Records from a dataset
----

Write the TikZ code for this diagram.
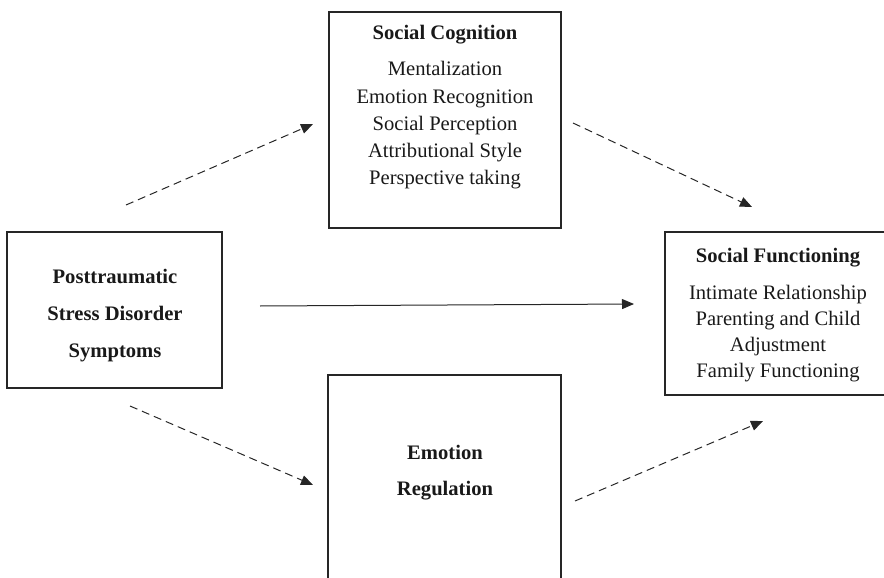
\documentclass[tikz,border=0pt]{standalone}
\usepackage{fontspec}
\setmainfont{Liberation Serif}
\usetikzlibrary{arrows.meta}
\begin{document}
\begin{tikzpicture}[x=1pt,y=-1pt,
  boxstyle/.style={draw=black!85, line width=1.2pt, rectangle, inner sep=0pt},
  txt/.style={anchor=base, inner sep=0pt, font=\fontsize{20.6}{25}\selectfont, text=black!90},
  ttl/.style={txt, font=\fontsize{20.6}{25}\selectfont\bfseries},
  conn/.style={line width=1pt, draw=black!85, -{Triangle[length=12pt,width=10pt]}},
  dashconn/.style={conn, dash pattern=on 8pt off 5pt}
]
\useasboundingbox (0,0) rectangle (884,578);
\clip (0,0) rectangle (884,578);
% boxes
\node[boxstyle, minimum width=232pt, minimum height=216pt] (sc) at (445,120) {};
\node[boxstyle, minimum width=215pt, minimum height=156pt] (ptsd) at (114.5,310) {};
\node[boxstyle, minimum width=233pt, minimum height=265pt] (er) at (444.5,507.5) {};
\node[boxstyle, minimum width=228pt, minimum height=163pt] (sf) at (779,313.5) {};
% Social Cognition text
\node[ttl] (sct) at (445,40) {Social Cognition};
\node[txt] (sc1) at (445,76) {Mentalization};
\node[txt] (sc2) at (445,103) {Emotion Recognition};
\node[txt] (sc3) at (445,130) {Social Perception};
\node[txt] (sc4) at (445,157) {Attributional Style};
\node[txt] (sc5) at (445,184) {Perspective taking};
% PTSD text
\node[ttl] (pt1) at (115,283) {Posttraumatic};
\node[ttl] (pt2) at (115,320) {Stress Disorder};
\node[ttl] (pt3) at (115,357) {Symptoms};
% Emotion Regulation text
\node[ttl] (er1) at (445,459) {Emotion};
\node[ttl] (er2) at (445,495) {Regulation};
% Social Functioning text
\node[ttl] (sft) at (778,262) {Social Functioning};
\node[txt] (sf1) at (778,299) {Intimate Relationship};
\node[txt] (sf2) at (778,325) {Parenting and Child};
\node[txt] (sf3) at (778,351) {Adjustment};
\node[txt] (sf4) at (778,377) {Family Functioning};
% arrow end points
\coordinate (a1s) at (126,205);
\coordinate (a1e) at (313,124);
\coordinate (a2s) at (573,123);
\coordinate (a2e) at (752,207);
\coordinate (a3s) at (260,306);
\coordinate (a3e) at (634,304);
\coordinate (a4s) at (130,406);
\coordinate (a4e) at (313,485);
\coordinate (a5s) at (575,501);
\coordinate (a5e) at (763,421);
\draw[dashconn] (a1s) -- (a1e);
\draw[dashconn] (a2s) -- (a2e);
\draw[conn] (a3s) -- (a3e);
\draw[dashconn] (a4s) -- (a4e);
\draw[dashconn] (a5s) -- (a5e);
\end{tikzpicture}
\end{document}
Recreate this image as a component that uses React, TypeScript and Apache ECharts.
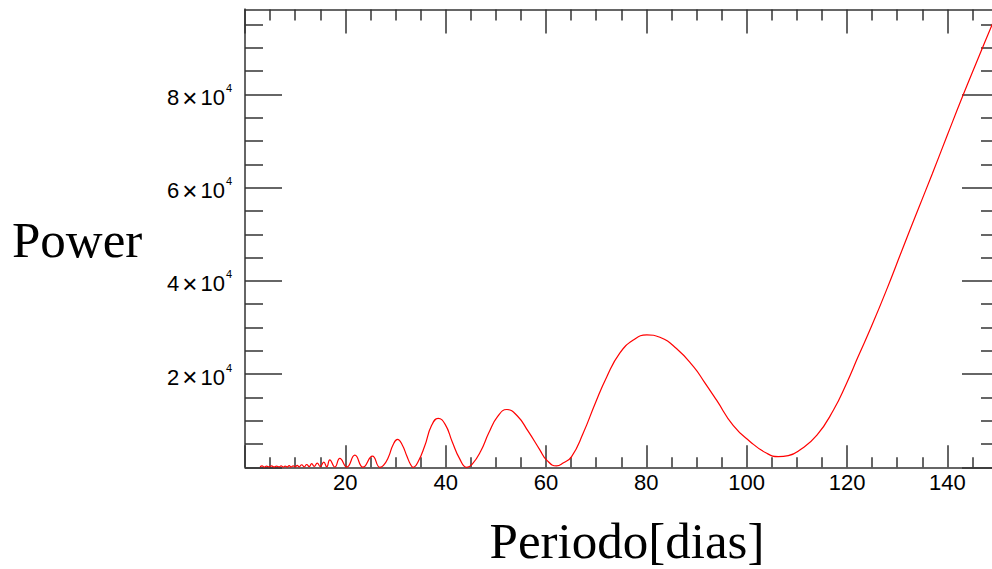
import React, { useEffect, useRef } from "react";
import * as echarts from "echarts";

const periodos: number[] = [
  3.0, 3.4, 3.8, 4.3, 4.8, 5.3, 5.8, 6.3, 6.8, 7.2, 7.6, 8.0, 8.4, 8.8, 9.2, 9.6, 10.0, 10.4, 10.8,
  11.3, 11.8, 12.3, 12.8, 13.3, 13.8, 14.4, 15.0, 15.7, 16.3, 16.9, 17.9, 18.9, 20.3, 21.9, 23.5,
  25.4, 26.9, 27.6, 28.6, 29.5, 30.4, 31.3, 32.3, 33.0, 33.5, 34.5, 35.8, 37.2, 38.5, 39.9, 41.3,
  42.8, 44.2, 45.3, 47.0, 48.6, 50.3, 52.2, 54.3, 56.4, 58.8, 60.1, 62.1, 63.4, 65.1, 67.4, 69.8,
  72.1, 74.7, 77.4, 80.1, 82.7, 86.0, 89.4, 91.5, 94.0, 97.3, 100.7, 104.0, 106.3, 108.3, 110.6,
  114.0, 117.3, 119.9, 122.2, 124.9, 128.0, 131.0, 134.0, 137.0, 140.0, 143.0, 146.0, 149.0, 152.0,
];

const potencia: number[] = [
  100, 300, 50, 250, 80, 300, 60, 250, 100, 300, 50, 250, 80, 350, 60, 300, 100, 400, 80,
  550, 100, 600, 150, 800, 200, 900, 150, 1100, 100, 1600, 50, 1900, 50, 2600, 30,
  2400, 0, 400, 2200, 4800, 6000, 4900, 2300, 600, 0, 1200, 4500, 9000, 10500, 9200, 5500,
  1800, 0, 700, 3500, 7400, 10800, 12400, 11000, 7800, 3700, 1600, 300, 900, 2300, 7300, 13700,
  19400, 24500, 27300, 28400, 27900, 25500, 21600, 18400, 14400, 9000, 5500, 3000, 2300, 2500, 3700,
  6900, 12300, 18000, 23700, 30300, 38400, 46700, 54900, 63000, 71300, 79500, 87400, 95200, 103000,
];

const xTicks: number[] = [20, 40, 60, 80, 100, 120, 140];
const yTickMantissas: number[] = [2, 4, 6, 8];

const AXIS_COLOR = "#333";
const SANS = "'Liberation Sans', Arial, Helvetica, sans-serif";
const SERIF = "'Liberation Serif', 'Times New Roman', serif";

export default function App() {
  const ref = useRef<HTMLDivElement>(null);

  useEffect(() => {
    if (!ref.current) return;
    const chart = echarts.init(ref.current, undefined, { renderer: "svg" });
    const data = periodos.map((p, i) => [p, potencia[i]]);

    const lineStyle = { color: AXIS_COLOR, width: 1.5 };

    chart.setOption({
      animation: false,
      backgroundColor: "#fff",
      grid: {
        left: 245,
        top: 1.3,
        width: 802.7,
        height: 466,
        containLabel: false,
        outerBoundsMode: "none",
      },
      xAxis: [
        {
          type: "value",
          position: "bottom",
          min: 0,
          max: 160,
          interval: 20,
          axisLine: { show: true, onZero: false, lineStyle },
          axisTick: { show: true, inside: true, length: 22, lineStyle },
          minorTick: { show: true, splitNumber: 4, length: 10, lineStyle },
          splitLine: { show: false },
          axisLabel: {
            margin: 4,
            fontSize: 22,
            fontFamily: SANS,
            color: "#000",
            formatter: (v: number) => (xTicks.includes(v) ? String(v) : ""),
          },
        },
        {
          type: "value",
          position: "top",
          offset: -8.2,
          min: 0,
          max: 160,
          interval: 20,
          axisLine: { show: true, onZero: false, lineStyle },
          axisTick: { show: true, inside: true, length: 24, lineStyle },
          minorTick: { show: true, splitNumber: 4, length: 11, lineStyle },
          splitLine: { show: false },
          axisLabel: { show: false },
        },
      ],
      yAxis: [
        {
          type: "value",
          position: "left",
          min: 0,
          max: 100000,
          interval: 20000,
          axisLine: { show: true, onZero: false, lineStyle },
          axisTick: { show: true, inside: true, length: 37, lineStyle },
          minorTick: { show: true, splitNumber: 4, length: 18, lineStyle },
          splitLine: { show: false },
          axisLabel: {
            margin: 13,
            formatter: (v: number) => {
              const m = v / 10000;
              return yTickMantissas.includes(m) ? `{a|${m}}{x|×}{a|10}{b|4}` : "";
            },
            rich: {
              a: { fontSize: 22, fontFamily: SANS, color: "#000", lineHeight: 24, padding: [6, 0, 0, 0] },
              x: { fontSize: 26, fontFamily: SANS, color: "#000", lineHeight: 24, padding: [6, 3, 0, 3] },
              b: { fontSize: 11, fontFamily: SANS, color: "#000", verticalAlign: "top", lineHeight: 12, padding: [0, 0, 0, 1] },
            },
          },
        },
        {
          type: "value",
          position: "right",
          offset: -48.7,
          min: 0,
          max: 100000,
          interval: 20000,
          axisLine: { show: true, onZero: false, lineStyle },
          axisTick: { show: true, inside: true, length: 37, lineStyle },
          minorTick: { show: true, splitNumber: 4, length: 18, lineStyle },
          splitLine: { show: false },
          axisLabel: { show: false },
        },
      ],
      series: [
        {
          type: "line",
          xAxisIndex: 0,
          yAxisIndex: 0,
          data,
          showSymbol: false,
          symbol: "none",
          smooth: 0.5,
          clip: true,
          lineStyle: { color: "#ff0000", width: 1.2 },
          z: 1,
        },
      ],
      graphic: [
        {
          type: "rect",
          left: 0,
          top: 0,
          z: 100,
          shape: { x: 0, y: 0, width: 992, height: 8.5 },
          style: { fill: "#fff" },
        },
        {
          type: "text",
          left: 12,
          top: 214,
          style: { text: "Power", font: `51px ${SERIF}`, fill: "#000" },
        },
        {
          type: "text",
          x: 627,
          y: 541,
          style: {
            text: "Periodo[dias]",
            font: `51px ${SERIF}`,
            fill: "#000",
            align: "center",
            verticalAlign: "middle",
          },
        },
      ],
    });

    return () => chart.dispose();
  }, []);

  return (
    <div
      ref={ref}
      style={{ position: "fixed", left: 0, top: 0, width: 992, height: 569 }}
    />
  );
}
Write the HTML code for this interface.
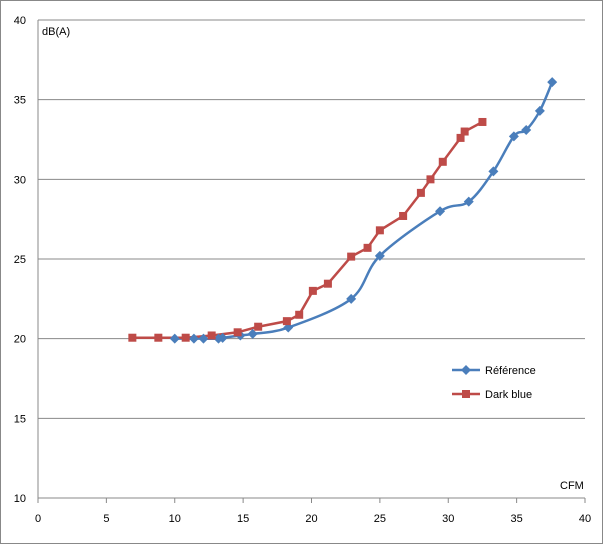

----

Using the entries above, extract exactly the lines from the one that contains "Recreate this image" through the one that contains "import * as". Do not carry over any pictures.

Recreate this image as a component that uses React, TypeScript and Apache ECharts.
import React, { useEffect, useRef } from "react";
import * as echarts from "echarts";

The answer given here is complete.